OBJECTIVE: Repeat each line of the material below exactly as it appears, minus any pictures.

DATA SEGMENT:
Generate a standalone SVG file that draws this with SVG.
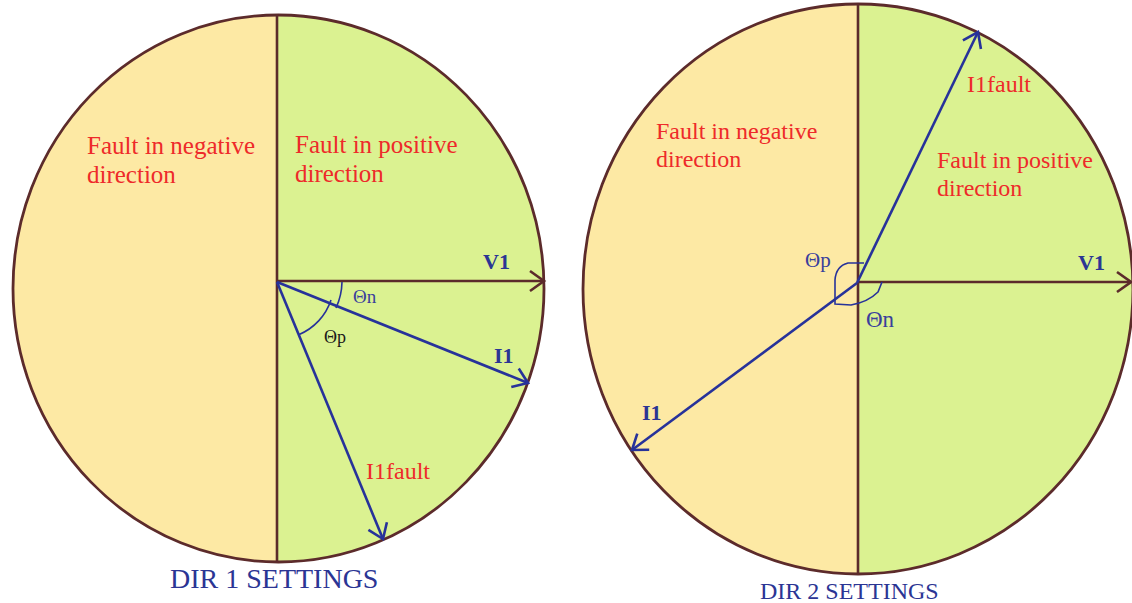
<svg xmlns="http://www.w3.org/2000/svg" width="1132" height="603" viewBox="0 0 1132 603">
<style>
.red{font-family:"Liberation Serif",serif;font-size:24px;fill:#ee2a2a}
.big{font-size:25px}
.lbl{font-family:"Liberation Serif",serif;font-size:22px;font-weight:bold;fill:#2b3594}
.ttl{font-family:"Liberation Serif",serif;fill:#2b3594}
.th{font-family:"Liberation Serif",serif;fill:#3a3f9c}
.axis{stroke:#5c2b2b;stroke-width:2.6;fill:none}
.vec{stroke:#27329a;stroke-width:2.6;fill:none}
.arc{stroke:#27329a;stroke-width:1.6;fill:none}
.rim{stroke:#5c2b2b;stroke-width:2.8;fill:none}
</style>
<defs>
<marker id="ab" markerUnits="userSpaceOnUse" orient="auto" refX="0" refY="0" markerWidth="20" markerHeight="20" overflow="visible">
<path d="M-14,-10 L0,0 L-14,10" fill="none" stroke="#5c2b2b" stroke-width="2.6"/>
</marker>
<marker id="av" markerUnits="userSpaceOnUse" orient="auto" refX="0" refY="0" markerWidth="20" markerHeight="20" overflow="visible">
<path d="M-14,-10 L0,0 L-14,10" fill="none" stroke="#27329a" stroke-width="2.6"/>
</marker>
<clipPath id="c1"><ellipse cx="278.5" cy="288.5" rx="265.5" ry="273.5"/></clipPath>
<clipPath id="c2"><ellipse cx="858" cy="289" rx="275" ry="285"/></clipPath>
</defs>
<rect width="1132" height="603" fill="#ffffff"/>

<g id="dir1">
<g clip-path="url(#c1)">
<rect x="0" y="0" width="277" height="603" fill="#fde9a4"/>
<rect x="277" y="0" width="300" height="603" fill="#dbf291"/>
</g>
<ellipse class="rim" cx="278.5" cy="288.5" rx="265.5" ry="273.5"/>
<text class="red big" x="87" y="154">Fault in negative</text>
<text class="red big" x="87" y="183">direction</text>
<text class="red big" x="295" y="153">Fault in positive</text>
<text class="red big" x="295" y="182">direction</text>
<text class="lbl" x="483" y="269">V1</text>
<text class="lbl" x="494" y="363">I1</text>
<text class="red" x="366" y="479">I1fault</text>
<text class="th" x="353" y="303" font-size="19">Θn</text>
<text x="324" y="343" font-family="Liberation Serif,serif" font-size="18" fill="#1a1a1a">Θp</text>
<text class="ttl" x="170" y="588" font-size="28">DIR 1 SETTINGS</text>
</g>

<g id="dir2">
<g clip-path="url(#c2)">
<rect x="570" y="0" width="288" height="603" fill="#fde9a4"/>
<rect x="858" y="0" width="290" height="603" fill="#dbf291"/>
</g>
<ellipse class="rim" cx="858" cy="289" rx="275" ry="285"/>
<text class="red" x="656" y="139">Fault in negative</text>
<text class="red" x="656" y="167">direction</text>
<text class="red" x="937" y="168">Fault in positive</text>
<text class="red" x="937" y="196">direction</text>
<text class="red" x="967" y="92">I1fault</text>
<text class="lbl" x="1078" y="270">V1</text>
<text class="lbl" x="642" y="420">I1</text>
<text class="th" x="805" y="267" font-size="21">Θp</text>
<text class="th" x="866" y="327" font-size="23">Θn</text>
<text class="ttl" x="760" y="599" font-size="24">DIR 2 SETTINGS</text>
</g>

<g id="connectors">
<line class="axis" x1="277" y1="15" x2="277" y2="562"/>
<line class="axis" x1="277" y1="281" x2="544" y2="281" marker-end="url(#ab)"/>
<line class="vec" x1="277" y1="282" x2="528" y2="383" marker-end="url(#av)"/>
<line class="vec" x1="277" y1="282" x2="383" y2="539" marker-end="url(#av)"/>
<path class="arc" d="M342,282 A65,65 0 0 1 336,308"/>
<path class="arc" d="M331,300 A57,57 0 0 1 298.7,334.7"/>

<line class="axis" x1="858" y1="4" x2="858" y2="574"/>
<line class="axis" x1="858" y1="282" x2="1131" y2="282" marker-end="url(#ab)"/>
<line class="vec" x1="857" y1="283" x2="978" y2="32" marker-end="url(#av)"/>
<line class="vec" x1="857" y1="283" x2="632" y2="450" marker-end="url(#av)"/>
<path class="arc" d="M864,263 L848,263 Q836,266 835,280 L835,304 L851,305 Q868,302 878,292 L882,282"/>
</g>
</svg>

SOLUTION:
Generate a standalone SVG file that draws this with SVG.
<svg xmlns="http://www.w3.org/2000/svg" width="1132" height="603" viewBox="0 0 1132 603">
<style>
.red{font-family:"Liberation Serif",serif;font-size:24px;fill:#ee2a2a}
.big{font-size:25px}
.lbl{font-family:"Liberation Serif",serif;font-size:22px;font-weight:bold;fill:#2b3594}
.ttl{font-family:"Liberation Serif",serif;fill:#2b3594}
.th{font-family:"Liberation Serif",serif;fill:#3a3f9c}
.axis{stroke:#5c2b2b;stroke-width:2.6;fill:none}
.vec{stroke:#27329a;stroke-width:2.6;fill:none}
.arc{stroke:#27329a;stroke-width:1.6;fill:none}
.rim{stroke:#5c2b2b;stroke-width:2.8;fill:none}
</style>
<defs>
<marker id="ab" markerUnits="userSpaceOnUse" orient="auto" refX="0" refY="0" markerWidth="20" markerHeight="20" overflow="visible">
<path d="M-14,-10 L0,0 L-14,10" fill="none" stroke="#5c2b2b" stroke-width="2.6"/>
</marker>
<marker id="av" markerUnits="userSpaceOnUse" orient="auto" refX="0" refY="0" markerWidth="20" markerHeight="20" overflow="visible">
<path d="M-14,-10 L0,0 L-14,10" fill="none" stroke="#27329a" stroke-width="2.6"/>
</marker>
<clipPath id="c1"><ellipse cx="278.5" cy="288.5" rx="265.5" ry="273.5"/></clipPath>
<clipPath id="c2"><ellipse cx="858" cy="289" rx="275" ry="285"/></clipPath>
</defs>
<rect width="1132" height="603" fill="#ffffff"/>

<g id="dir1">
<g clip-path="url(#c1)">
<rect x="0" y="0" width="277" height="603" fill="#fde9a4"/>
<rect x="277" y="0" width="300" height="603" fill="#dbf291"/>
</g>
<ellipse class="rim" cx="278.5" cy="288.5" rx="265.5" ry="273.5"/>
<text class="red big" x="87" y="154">Fault in negative</text>
<text class="red big" x="87" y="183">direction</text>
<text class="red big" x="295" y="153">Fault in positive</text>
<text class="red big" x="295" y="182">direction</text>
<text class="lbl" x="483" y="269">V1</text>
<text class="lbl" x="494" y="363">I1</text>
<text class="red" x="366" y="479">I1fault</text>
<text class="th" x="353" y="303" font-size="19">Θn</text>
<text x="324" y="343" font-family="Liberation Serif,serif" font-size="18" fill="#1a1a1a">Θp</text>
<text class="ttl" x="170" y="588" font-size="28">DIR 1 SETTINGS</text>
</g>

<g id="dir2">
<g clip-path="url(#c2)">
<rect x="570" y="0" width="288" height="603" fill="#fde9a4"/>
<rect x="858" y="0" width="290" height="603" fill="#dbf291"/>
</g>
<ellipse class="rim" cx="858" cy="289" rx="275" ry="285"/>
<text class="red" x="656" y="139">Fault in negative</text>
<text class="red" x="656" y="167">direction</text>
<text class="red" x="937" y="168">Fault in positive</text>
<text class="red" x="937" y="196">direction</text>
<text class="red" x="967" y="92">I1fault</text>
<text class="lbl" x="1078" y="270">V1</text>
<text class="lbl" x="642" y="420">I1</text>
<text class="th" x="805" y="267" font-size="21">Θp</text>
<text class="th" x="866" y="327" font-size="23">Θn</text>
<text class="ttl" x="760" y="599" font-size="24">DIR 2 SETTINGS</text>
</g>

<g id="connectors">
<line class="axis" x1="277" y1="15" x2="277" y2="562"/>
<line class="axis" x1="277" y1="281" x2="544" y2="281" marker-end="url(#ab)"/>
<line class="vec" x1="277" y1="282" x2="528" y2="383" marker-end="url(#av)"/>
<line class="vec" x1="277" y1="282" x2="383" y2="539" marker-end="url(#av)"/>
<path class="arc" d="M342,282 A65,65 0 0 1 336,308"/>
<path class="arc" d="M331,300 A57,57 0 0 1 298.7,334.7"/>

<line class="axis" x1="858" y1="4" x2="858" y2="574"/>
<line class="axis" x1="858" y1="282" x2="1131" y2="282" marker-end="url(#ab)"/>
<line class="vec" x1="857" y1="283" x2="978" y2="32" marker-end="url(#av)"/>
<line class="vec" x1="857" y1="283" x2="632" y2="450" marker-end="url(#av)"/>
<path class="arc" d="M864,263 L848,263 Q836,266 835,280 L835,304 L851,305 Q868,302 878,292 L882,282"/>
</g>
</svg>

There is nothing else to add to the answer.